Vanishing or Transforming? The journey of classical instabilities from continuum to rarefied Flows

In fluid and gas dynamics, instabilities play a fundamental role in shaping flow behavior. However, instability evolution is profoundly influenced by the Knudsen number (Kn), which quantifies the degree of rarefaction. This talk investigates the transformation of classical instabilities—such as Kelvin-Helmholtz, Rayleigh-Taylor, and lid-driven cavity—as flow transitions from the well-understood continuum regime (Kn ≪ 1) to the more elusive rarefied and ballistic regimes (Kn ≫ 1). The Mach number (Ma) also plays a crucial role in modulating these instabilities, adding another layer of complexity.

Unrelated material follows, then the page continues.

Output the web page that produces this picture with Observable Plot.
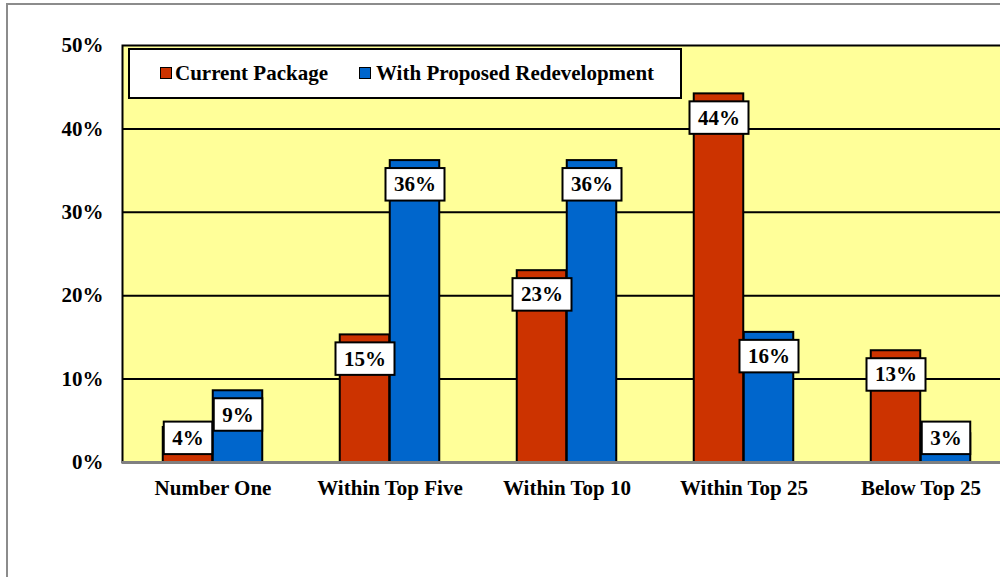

At high Kn, collective interactions weaken, leading to the suppression of familiar instability patterns, such as vortical structures. Yet, as Kn increases from small values, the onset of rarefaction effects can lead to surprising and counterintuitive behavior. This talk explores the intricate interplay between solenoidal (characterized by Reynolds number, Re), dilatational (Ma), and ballistic (Kn) flow fields, drawing on theoretical insights, numerical simulations, and experimental observations. This journey across scales—from continuum flows to near-collisionless ballistic motion— uncovers some surprising flow mechanisms. The results offer valuable insights into instability behavior in high-altitude aerodynamics, space propulsion, and microfluidics.